Violist Vadim Repin is op zijn nieuwste cd in het best denkbare gezelschap.

‘Kom volgend jaar nog maar eens terug.’ Het zou een uitspraak regelrecht uit het onderwijs kunnen zijn. Maar het was Herbert von Karajan die Anne-Sophie Mutter, toen nog een bakvis van 15, deze wijze raad gaf. Ze had hem namelijk net het Vioolconcerto van Beethoven voorgespeeld.

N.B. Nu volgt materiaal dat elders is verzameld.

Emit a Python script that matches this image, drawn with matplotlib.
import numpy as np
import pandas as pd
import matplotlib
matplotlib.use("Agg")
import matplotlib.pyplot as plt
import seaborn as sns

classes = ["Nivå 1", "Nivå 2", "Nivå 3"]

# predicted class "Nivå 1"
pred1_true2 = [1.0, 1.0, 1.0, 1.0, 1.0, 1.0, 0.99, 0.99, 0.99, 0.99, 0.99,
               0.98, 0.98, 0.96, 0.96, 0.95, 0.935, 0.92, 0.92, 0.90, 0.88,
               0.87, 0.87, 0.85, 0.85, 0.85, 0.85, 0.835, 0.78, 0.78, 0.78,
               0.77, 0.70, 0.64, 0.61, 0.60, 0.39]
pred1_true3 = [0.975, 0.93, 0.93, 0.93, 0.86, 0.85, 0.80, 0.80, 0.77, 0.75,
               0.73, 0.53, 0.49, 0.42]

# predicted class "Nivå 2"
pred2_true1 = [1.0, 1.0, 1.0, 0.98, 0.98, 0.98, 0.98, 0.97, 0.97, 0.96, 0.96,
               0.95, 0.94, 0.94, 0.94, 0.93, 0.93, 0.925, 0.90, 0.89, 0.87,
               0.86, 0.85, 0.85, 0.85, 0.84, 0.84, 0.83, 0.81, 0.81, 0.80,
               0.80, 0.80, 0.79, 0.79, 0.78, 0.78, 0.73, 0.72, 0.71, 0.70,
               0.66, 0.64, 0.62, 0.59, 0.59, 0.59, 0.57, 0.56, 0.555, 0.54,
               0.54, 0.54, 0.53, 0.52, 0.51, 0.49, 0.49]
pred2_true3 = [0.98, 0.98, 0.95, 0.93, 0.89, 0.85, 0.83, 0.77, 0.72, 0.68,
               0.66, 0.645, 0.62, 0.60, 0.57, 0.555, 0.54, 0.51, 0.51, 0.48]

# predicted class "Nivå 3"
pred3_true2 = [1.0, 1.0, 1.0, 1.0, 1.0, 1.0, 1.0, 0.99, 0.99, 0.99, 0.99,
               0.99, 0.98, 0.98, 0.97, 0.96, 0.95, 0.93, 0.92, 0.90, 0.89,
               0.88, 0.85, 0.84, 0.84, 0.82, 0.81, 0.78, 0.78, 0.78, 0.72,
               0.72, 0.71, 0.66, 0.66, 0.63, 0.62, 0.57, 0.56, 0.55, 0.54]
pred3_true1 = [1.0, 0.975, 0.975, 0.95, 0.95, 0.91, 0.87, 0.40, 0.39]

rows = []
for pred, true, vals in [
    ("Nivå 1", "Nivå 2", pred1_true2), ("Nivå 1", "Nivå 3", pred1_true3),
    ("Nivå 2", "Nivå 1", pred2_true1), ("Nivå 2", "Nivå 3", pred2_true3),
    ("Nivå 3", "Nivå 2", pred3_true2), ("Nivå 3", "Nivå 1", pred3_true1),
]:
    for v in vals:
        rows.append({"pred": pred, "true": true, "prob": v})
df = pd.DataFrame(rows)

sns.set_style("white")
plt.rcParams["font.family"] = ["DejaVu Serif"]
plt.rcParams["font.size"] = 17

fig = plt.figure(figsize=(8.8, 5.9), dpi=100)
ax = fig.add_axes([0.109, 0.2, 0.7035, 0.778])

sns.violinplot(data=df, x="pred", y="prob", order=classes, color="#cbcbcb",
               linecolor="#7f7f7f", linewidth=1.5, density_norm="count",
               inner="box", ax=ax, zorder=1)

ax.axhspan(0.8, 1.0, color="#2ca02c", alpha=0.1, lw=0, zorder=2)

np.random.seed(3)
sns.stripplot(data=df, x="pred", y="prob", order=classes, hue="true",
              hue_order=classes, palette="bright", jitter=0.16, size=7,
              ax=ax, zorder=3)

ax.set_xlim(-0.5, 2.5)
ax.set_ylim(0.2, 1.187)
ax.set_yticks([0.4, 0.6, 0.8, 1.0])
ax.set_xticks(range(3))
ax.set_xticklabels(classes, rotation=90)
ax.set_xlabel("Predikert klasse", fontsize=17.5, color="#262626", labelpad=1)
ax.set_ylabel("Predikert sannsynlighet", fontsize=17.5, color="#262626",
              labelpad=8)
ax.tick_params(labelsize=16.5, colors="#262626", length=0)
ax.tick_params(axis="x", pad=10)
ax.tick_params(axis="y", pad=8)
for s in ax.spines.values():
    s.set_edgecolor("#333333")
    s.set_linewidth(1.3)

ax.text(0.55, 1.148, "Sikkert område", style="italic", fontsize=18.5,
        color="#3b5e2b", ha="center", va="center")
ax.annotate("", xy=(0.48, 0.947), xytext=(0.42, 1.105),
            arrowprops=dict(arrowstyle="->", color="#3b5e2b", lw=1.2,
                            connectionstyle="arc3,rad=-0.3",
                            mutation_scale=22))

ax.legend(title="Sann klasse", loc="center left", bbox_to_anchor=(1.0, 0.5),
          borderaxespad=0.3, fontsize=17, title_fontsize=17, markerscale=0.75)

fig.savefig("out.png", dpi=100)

Als Vadim Repin dan vertelt dat hij op zijn 13e van zijn leraar Zakhar Bron een vastbesloten njet kreeg toen ook hij dit concerto voor publiek wou gaan spelen, dan moet er met dit opus wel iets heel bijzonders aan de hand zijn. Te virtuoos? Toch niet. Beethoven schreef een vioolpartij die de helft van de tijd met het orkest meehuppelt. Te dramatisch voor een kind? Welnee, dit is een alleraardigste Beethoven. De melodieën zijn kinderlijk eenvoudig en de tempo’s zijn best te doen. Alleen zit er achter al die eenvoud een diepere zin zoals we die ook bij Mo-zart aantreffen. Wie dit concerto onder handen neemt, moet iets te vertellen hebben over zichzelf en over het leven.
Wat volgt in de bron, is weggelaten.